I also like that it is predominantly local in its processing, but also has the option for AI enhancement. You can add an OpenAI or Anthropic or a number of other providers’ API keys and get the on-device transcription polished up automatically. If the enhancement fails, it falls back on the local model’s output. And it keeps a nice history of what has been transcribed. So if the text doesn’t get put into the field, I can go back and copy and paste from the history. It even will store the audio for a brief time.
I was reluctant to purchase a license because I feel like in short time Apple will upgrade their native dictation and theirs will become comparable in comprehension, while benefitting from the tighter integration. But given that VoiceInk is less than the cost of a couple of months of some of the other dictation tools with monthly subscriptions, I was happy to support it and have something to use in the meantime. And I may just come to depend on its additional functionality and history and so forth.

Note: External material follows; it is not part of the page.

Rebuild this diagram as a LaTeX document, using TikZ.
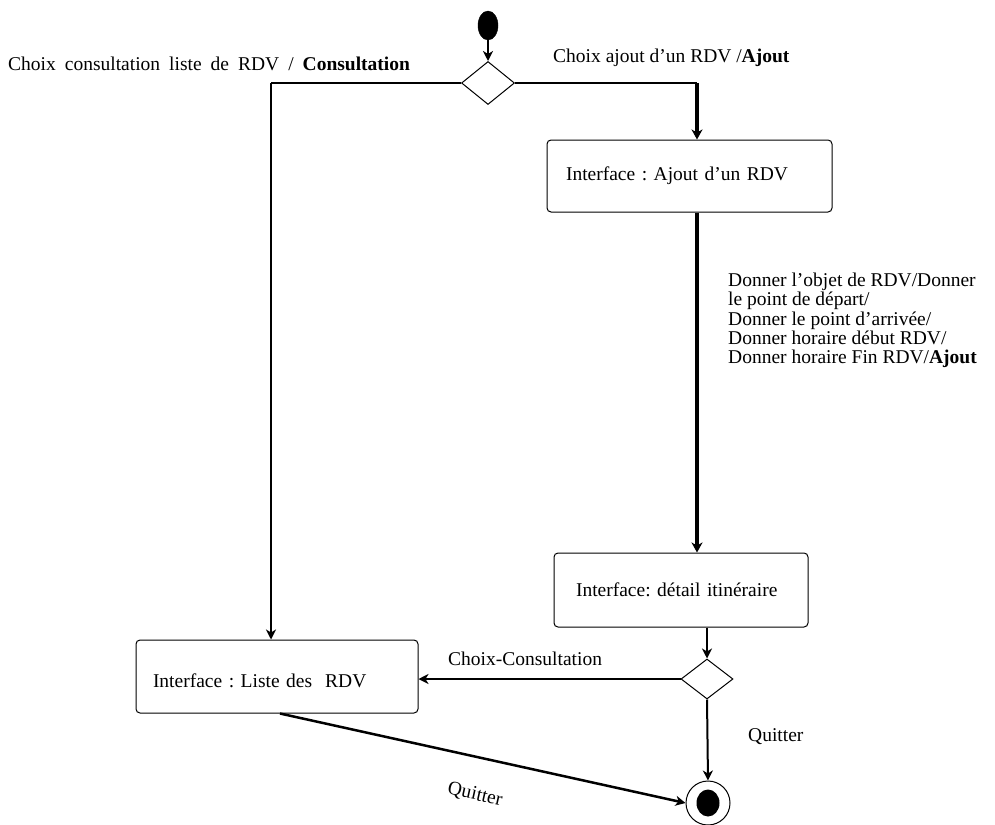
\documentclass[tikz,border=0pt]{standalone}
\usepackage{fontspec}
\setmainfont{Liberation Serif}
\usetikzlibrary{shapes.geometric,arrows.meta,calc}
\tikzset{
  every node/.style={font=\fontsize{19.5}{19.5}\selectfont\frenchspacing},
  statebox/.style={draw, line width=1pt, rounded corners=4pt, align=left, inner ysep=0pt, anchor=center},
  choice/.style={draw, diamond, line width=1pt, inner sep=0pt, minimum width=53pt, minimum height=43pt, aspect=1.23},
  conn/.style={line width=2pt},
  arr/.style={line width=2pt, -{Stealth[length=10pt,width=10pt,inset=3pt]}},
  thickarr/.style={line width=3.5pt, -{Stealth[length=10pt,width=11pt,inset=3pt]}},
  lbl/.style={inner sep=0pt, anchor=west}
}
\begin{document}
\begin{tikzpicture}[x=1pt,y=-1pt]
\useasboundingbox (0,0) rectangle (995,824);
% initial and final
\node[draw, fill=black, ellipse, minimum width=20pt, minimum height=29pt, inner sep=0pt] (init) at (488,25.5) {};
\node[draw, circle, line width=1pt, minimum size=44pt, inner sep=0pt] (final) at (708,803) {};
\node[fill=black, ellipse, minimum width=23pt, minimum height=27pt, inner sep=0pt] (finaldot) at (708,803) {};
% decisions
\node[choice] (d1) at (488,83) {};
\node[choice, minimum width=52pt, minimum height=40pt] (d2) at (707,679) {};
% states
\node[statebox, text width=247pt, inner xsep=19pt, minimum height=72pt] (ajout) at (689.5,176) {Interface : Ajout d’un RDV};
\node[statebox, text width=210pt, inner xsep=22pt, minimum height=74pt] (detail) at (681,590) {Interface: détail itinéraire};
\node[statebox, text width=248pt, inner xsep=17pt, minimum height=73pt] (liste) at (277,676.5) {\raisebox{-6pt}[14pt][4pt]{Interface : Liste des\ \ RDV}};
% connectors
\draw[arr] (init) -- (d1.north);
\draw[line width=1.5pt] (d1.west) -- (d1.west -| 271,0) coordinate (lc);
\draw[arr] (lc) -- (lc |- liste.north);
\draw[line width=1.5pt] (d1.east) -- (d1.east -| 697,0) coordinate (rc);
\draw[thickarr] (rc) -- (rc |- ajout.north);
\draw[thickarr] ([xshift=7.5pt]ajout.south) -- ([xshift=7.5pt]ajout.south |- detail.north);
\draw[arr] (d2.north |- detail.south) -- (d2.north);
\draw[arr] (d2.west) -- (d2.west -| liste.east);
\draw[arr] (d2.south) -- (final.north);
\draw[line width=2.5pt, -{Stealth[length=10pt,width=10pt,inset=3pt]}] ([xshift=3pt]liste.south) -- (final.west);
% labels
\node[lbl] (l1) at (8,64) {\spaceskip=9pt Choix consultation liste de RDV / \textbf{Consultation}};
\node[lbl] (l2) at (553,58) {Choix ajout d’un RDV /\textbf{Ajout}};
\node[inner sep=0pt, anchor=north west, align=left, font=\fontsize{19.5}{19.2}\selectfont] (l3) at (728,273) {Donner l’objet de RDV/Donner\\le point de départ/\\Donner le point d’arrivée/\\Donner horaire début RDV/\\Donner horaire Fin RDV/\textbf{Ajout}};
\node[lbl] (l4) at (448,659) {Choix-Consultation};
\node[lbl] (l5) at (748,737) {Quitter};
\node[inner sep=0pt, rotate=-12.5] (l6) at (475,795) {Quitter};
\end{tikzpicture}
\end{document}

One significant downside is that it doesn’t have an iOS app, but many of the tools I looked at did not. An iOS app would presumably require switching back and forth between the dictation app and the text input anyway. But so far I’ve been extremely happy just using this on my laptop.
I bought VoiceInk (~$25/lifetime) as well last week. It’s a really good app. Plus, it is open source.
I’m also experimenting with Spokenly, which is also free and a really good voice dictation app. I’ve been in touch with the developer, and he did mention that he’s working on the iOS version of the app. Try it out the macOS version and let us know how you like it. I really like the UI of Spokenly.
For post processing, I use a local LLM (gemma3 4B via llama.cpp). But sometimes use Kimi2 or Qwen 235B. For people who want access to larger model like these, create an account on Groq or even Google, and they give you a free API tier to use their LLMs. I’ve been using it heavily, and it’s been enough for my usage.
After trying several applications, I settled on Wispr Flow. I am able to get an academic discount, which was very helpful. VoiceInk came very close and has the advantage of a one off payment, but was not helpful to me for two reasons: it did not work on the iPhone, and while it worked well on my silicon macbook it was incredibly slow on my Intel iMac.